** Job **
Carry none of the pictures over; set down the material below exactly.
==*==
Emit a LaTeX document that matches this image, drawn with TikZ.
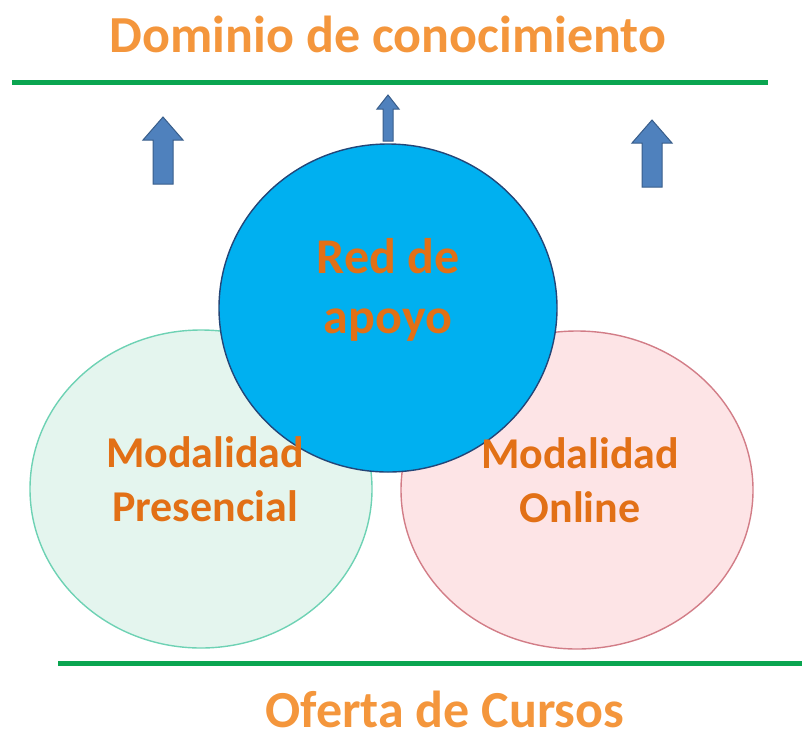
\documentclass[tikz,border=0pt]{standalone}
\usepackage{fontspec}
\setmainfont{Carlito}
\usetikzlibrary{shapes.geometric}

\definecolor{titleorange}{RGB}{244,150,60}
\definecolor{lblorange}{RGB}{226,112,22}
\definecolor{redfill}{RGB}{0,176,240}
\definecolor{reddraw}{RGB}{35,70,120}
\definecolor{presfill}{RGB}{228,245,238}
\definecolor{presdraw}{RGB}{110,210,180}
\definecolor{onlfill}{RGB}{253,228,230}
\definecolor{onldraw}{RGB}{210,125,135}
\definecolor{arrfill}{RGB}{79,129,189}
\definecolor{arrdraw}{RGB}{56,93,138}
\definecolor{bargreen}{RGB}{10,165,80}

\tikzset{
  circ/.style={ellipse, inner sep=0pt, line width=1.4pt},
  lbl/.style={align=center, text=lblorange, font=\bfseries\fontsize{44}{54}\selectfont},
  ttl/.style={inner sep=0pt, text=titleorange, font=\bfseries\fontsize{52}{60}\selectfont},
  bar/.style={bargreen, line width=5pt},
}

\begin{document}
\begin{tikzpicture}[x=1pt, y=-1pt]
    \useasboundingbox (0,0) rectangle (802,742);
    \node[ttl] (dom) at (388,34) {Dominio de conocimiento};
    \node[ttl] (ofe) at (445,709) {Oferta de Cursos};
    \coordinate (t1) at (12,82); \coordinate (t2) at (768,82);
    \coordinate (b1) at (58,663); \coordinate (b2) at (802,663);
    \draw[bar] (t1) -- (t2);
    \draw[bar] (b1) -- (b2);
    % flechas
    \foreach \x/\t/\b/\s/\h/\l in {163/117/184/10/20/23, 388/95/141/5/11/14, 652/120/187/10/20/23}
        \draw[arrdraw, fill=arrfill, line width=1pt] (\x-\s,\b) -- (\x+\s,\b) -- (\x+\s,\t+\l) -- (\x+\h,\t+\l) -- (\x,\t) -- (\x-\h,\t+\l) -- (\x-\s,\t+\l) -- cycle;
    % circulos
    \node[circ, draw=presdraw, fill=presfill, minimum width=342pt, minimum height=318pt] (pres) at (201,489) {};
    \node[circ, draw=onldraw, fill=onlfill, minimum width=352pt, minimum height=318pt] (onl) at (577,490) {};
    \node[circ, draw=reddraw, fill=redfill, minimum width=338pt, minimum height=328pt] (red) at (388,308) {};
    \node[lbl, font=\bfseries\fontsize{50}{60}\selectfont] (redtxt) at ([yshift=18pt]red.center) {Red de\\apoyo};
    \node[lbl] (prestxt) at ([xshift=4pt,yshift=10pt]pres.center) {Modalidad\\Presencial};
    \node[lbl] (onltxt) at ([xshift=3pt,yshift=10pt]onl.center) {Modalidad\\Online};
\end{tikzpicture}
\end{document}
==*==
** Problem solution **
Emit a LaTeX document that matches this image, drawn with TikZ.
\documentclass[tikz,border=0pt]{standalone}
\usepackage{fontspec}
\setmainfont{Carlito}
\usetikzlibrary{shapes.geometric}

\definecolor{titleorange}{RGB}{244,150,60}
\definecolor{lblorange}{RGB}{226,112,22}
\definecolor{redfill}{RGB}{0,176,240}
\definecolor{reddraw}{RGB}{35,70,120}
\definecolor{presfill}{RGB}{228,245,238}
\definecolor{presdraw}{RGB}{110,210,180}
\definecolor{onlfill}{RGB}{253,228,230}
\definecolor{onldraw}{RGB}{210,125,135}
\definecolor{arrfill}{RGB}{79,129,189}
\definecolor{arrdraw}{RGB}{56,93,138}
\definecolor{bargreen}{RGB}{10,165,80}

\tikzset{
  circ/.style={ellipse, inner sep=0pt, line width=1.4pt},
  lbl/.style={align=center, text=lblorange, font=\bfseries\fontsize{44}{54}\selectfont},
  ttl/.style={inner sep=0pt, text=titleorange, font=\bfseries\fontsize{52}{60}\selectfont},
  bar/.style={bargreen, line width=5pt},
}

\begin{document}
\begin{tikzpicture}[x=1pt, y=-1pt]
    \useasboundingbox (0,0) rectangle (802,742);
    \node[ttl] (dom) at (388,34) {Dominio de conocimiento};
    \node[ttl] (ofe) at (445,709) {Oferta de Cursos};
    \coordinate (t1) at (12,82); \coordinate (t2) at (768,82);
    \coordinate (b1) at (58,663); \coordinate (b2) at (802,663);
    \draw[bar] (t1) -- (t2);
    \draw[bar] (b1) -- (b2);
    % flechas
    \foreach \x/\t/\b/\s/\h/\l in {163/117/184/10/20/23, 388/95/141/5/11/14, 652/120/187/10/20/23}
        \draw[arrdraw, fill=arrfill, line width=1pt] (\x-\s,\b) -- (\x+\s,\b) -- (\x+\s,\t+\l) -- (\x+\h,\t+\l) -- (\x,\t) -- (\x-\h,\t+\l) -- (\x-\s,\t+\l) -- cycle;
    % circulos
    \node[circ, draw=presdraw, fill=presfill, minimum width=342pt, minimum height=318pt] (pres) at (201,489) {};
    \node[circ, draw=onldraw, fill=onlfill, minimum width=352pt, minimum height=318pt] (onl) at (577,490) {};
    \node[circ, draw=reddraw, fill=redfill, minimum width=338pt, minimum height=328pt] (red) at (388,308) {};
    \node[lbl, font=\bfseries\fontsize{50}{60}\selectfont] (redtxt) at ([yshift=18pt]red.center) {Red de\\apoyo};
    \node[lbl] (prestxt) at ([xshift=4pt,yshift=10pt]pres.center) {Modalidad\\Presencial};
    \node[lbl] (onltxt) at ([xshift=3pt,yshift=10pt]onl.center) {Modalidad\\Online};
\end{tikzpicture}
\end{document}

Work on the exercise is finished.